What is needed
Look at the data below and print exactly the lines from its first line through the line with "years = [2013, 2014, 2015, 2016, 2017]"; the pictures stay out of the copy.

Provided material
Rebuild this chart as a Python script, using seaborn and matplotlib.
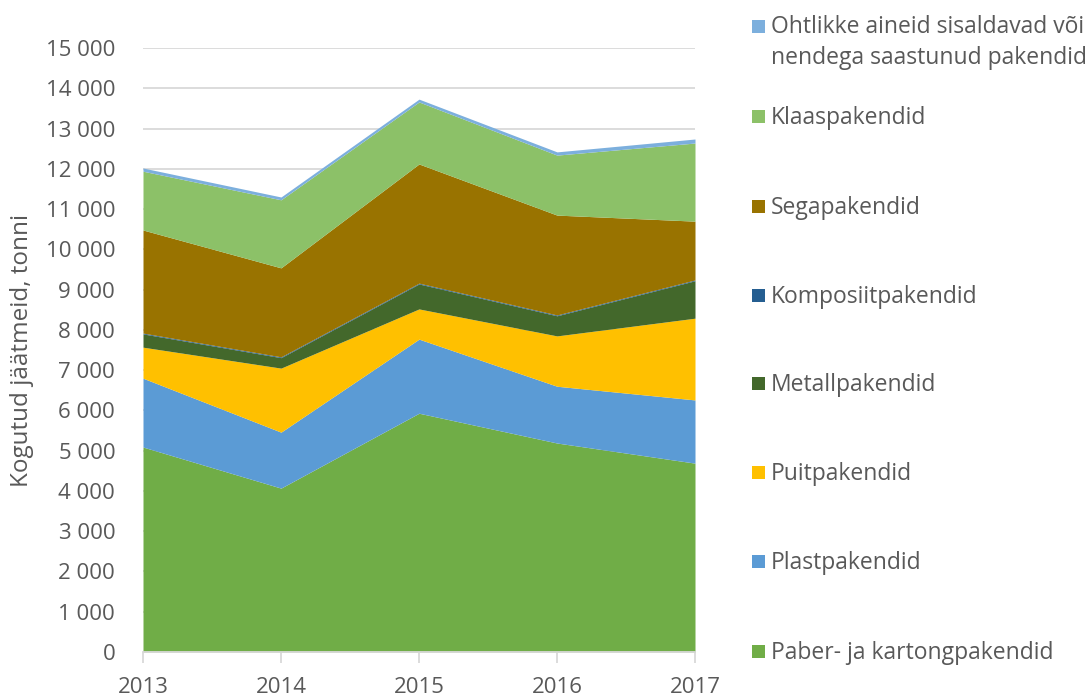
import matplotlib
matplotlib.use("Agg")
import matplotlib.pyplot as plt
import matplotlib.patches as mpatches
from matplotlib.ticker import FuncFormatter
import numpy as np
import seaborn as sns

# %%
years = [2013, 2014, 2015, 2016, 2017]

paber = [5090, 4070, 5930, 5190, 4690]
plast = [1710, 1390, 1840, 1410, 1570]
puit = [770, 1590, 750, 1250, 2030]
metall = [330, 260, 620, 500, 930]
komposiit = [20, 20, 20, 20, 20]
sega = [2560, 2210, 2960, 2480, 1460]
klaas = [1460, 1690, 1540, 1490, 1940]
ohtlikke = [80, 70, 70, 80, 100]

labels = ["Paber- ja kartongpakendid", "Plastpakendid", "Puitpakendid",
          "Metallpakendid", "Komposiitpakendid", "Segapakendid",
          "Klaaspakendid", "Ohtlikke aineid sisaldavad või\nnendega saastunud pakendid"]
colors = ["#70AD47", "#5B9BD5", "#FFC000", "#43682B", "#255E91", "#997300",
          "#8CC168", "#7CAFDD"]

# %%
sns.set_theme(style="white")
plt.rcParams['font.family'] = ['Open Sans', 'DejaVu Sans']
grey = "#595959"

fig = plt.figure(figsize=(10.85, 6.99), dpi=100)
ax = fig.add_axes([143 / 1085, 47 / 699, 552 / 1085, 604 / 699])

ax.stackplot(years, paber, plast, puit, metall, komposiit, sega, klaas, ohtlikke,
             colors=colors, linewidth=0, zorder=2)

ax.set_xlim(2013, 2017)
ax.set_ylim(0, 15000)
ax.set_yticks(np.arange(0, 15001, 1000))
ax.set_xticks(years)
ax.yaxis.set_major_formatter(FuncFormatter(lambda v, p: f"{int(v):,}".replace(",", " ")))
ax.grid(axis="y", color="#d9d9d9", linewidth=1.3, zorder=0)
ax.set_axisbelow(True)
sns.despine(ax=ax, left=True, top=True, right=True)
ax.spines["bottom"].set_color("#d9d9d9")
ax.spines["bottom"].set_linewidth(1.3)
ax.tick_params(axis="y", length=0, labelsize=16, labelcolor=grey, pad=20)
ax.tick_params(axis="x", length=8, width=1.3, color="#d9d9d9", direction="out",
               labelsize=16, labelcolor=grey, pad=10, bottom=True)
ax.set_ylabel("Kogutud jäätmeid, tonni", fontsize=17.5, color=grey, labelpad=8.5)

# legend, drawn by hand to match the spacing of the original
leg_y = [651, 561, 472, 383, 295, 206, 116, 26]
for lab, col, yp in zip(labels, colors, leg_y):
    fy = 1 - yp / 699
    fig.patches.append(mpatches.Rectangle((752 / 1085, fy - 6.5 / 699), 13 / 1085, 13 / 699,
                                          transform=fig.transFigure, facecolor=col,
                                          edgecolor="none"))
    if "\n" in lab:
        fig.text(771 / 1085, 1 - 15 / 699, lab, fontsize=16.5, color=grey,
                 va="top", ha="left", linespacing=1.37)
    else:
        fig.text(771 / 1085, fy - 2 / 699, lab, fontsize=16.5, color=grey,
                 va="center", ha="left")

fig.savefig("out.png", dpi=100)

Expected output
Rebuild this chart as a Python script, using seaborn and matplotlib.
import matplotlib
matplotlib.use("Agg")
import matplotlib.pyplot as plt
import matplotlib.patches as mpatches
from matplotlib.ticker import FuncFormatter
import numpy as np
import seaborn as sns

# %%
years = [2013, 2014, 2015, 2016, 2017]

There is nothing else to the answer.